It was good to see Jerry Brown again — the spontaneous guy with some humor and wit.
He reminded many who were around back in the 1970s of who he is and showed others who never knew him why people have always found him so interesting.
Until Tuesday night’s debate at UC Davis with Republican Meg Whitman, the former Democratic governor had been mostly out of sight or seen as an angry old man.
An angry young man, as Brown was 35 years ago, can be engaging. An angry old geezer at 72 can be boring.
Brown really does need to smile more.
“I’ve been telling him that since 1970,” Tom Quinn, Brown’s longtime friend and former political strategist, told me just before the debate.
But in olden times, Brown always did manage to at least grin and entertain.
And that quality resurfaced in the first debate of the fall gubernatorial campaign.
The large live audience got a good laugh when Brown was asked what assurances Californians would have that, if elected governor again, he would not immediately begin running for president as he did back in 1976. And again in 1980 after he was reelected.
Holding up a finger for emphasis and grinning slightly, Brown replied: “Age.” But he conceded: “Hell, if I was younger, you know I’d be running again.”
He added: “One more thing. I now have a wife. And I come home at night. I don’t try to close down the bars in Sacramento like I used to when I was governor…. So I’m going to spend more time in Sacramento.”
And rubbing the top of his bald head, Brown said: “Don’t worry about that. I’m in for the duration here.”
Another laugh erupted when, during a discussion about escalating state pension costs, the current attorney general poked fun at his age and long political career, observing: “Let’s get something real clear. If everybody in state service worked as long as I have, the pension system would be overfunded….
“By the way, if you elect me governor, I won’t collect until 76…. If I get a second term, it will be 80. So I’m the best pension buy California has ever seen, OK?”
It was Jerry being Jerry and human.
“Clearly, he cannot be scripted,” says Darry Sragow, a former Democratic political consultant and current interim director of the Los Angeles Times/USC poll. “He clearly thinks on his feet. He’s clearly authentic and genuine.
“I happen to believe that is good. I think the voters like that. But I could be wrong. That’s the question that is going to determine the outcome of the race.”
As for Whitman, Sragow says, “She is a media trainer’s dream because she is absolutely faithful to the [prepared] message and knows not to stray from what she has to say.”
And she didn’t make any mistakes.
But while Brown was revealing his human side, Whitman still seemed like a stranger after the debate — or, more apt, a robotic TV creation.

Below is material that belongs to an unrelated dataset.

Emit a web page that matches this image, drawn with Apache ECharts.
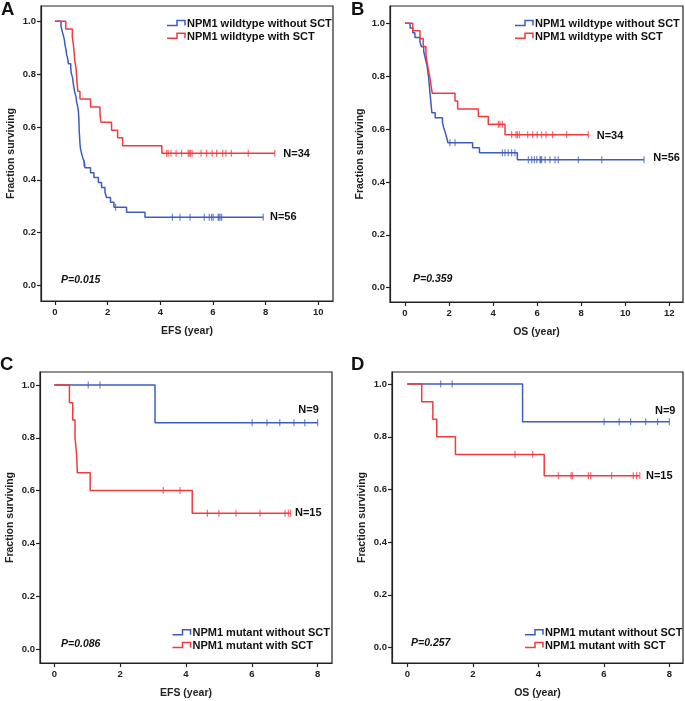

She sounded like her ad scripts.
Unlike Brown, Whitman had no trouble smiling, although it often seemed forced.
But with her strong voice, poise, discipline and adequate conversance with the issues, the former EBay chief appeared to be someone who could be governor — even if she did rarely vote before deciding to run for the office.
Asked about her dismal voting record, Whitman very briefly said she was “embarrassed” about it and apologized. Then, practically in the same sentence, she returned to the message that she’d be a governor beholden to no one, compared with Brown, who’d be the puppet of unions.
“The next governor will need a spine of steel,” she asserted.
Brown pointed out that as governor, he had twice vetoed pay raises for state employees.
Whitman’s main message was that, as a former CEO, she knew how to create private-sector jobs — and that’s what California needs to turn around its economy. She must have said “jobs” 100 times.
Brown, in a reference to Gov. Arnold Schwarzenegger, responded: “We tried this business of the inexperienced private-sector person coming in with the spine of steel. And they get flummoxed by the shark-infested waters in Sacramento. I won’t.”
Brown was animated and energetic — perhaps too much. At times he seemed over-caffeinated, almost hyperventilating. But that’s Jerry.
Whitman seemed more like a CEO calmly selling her board on a merger that would prosper from the elimination of 40,000 jobs.
She wants to eliminate 40,000 state jobs, but that didn’t come up.
Substance? Not a lot. Specifics? Very few.
“Jerry Brown sounded like a Democrat, and Meg Whitman sounded like a Republican,” notes Ben Tulchin, a Democratic pollster. “In California, that’s good for Jerry.”
Usually. But it’s a Republican year. And this race is very tight.
The debate probably didn’t change many opinions, if any. I’d guess that 90% of the people who watched it on TV already had decided whom to vote for. Their views probably were reaffirmed.
It’s normal to call such a contest a draw. That’s a cop-out. Somebody must have won.
I give a slight edge to Brown. Viewers learned something about him, mainly that he’s human after all and knows the government gig. They learned nothing about Whitman they already hadn’t gleaned from her never-ending TV ads.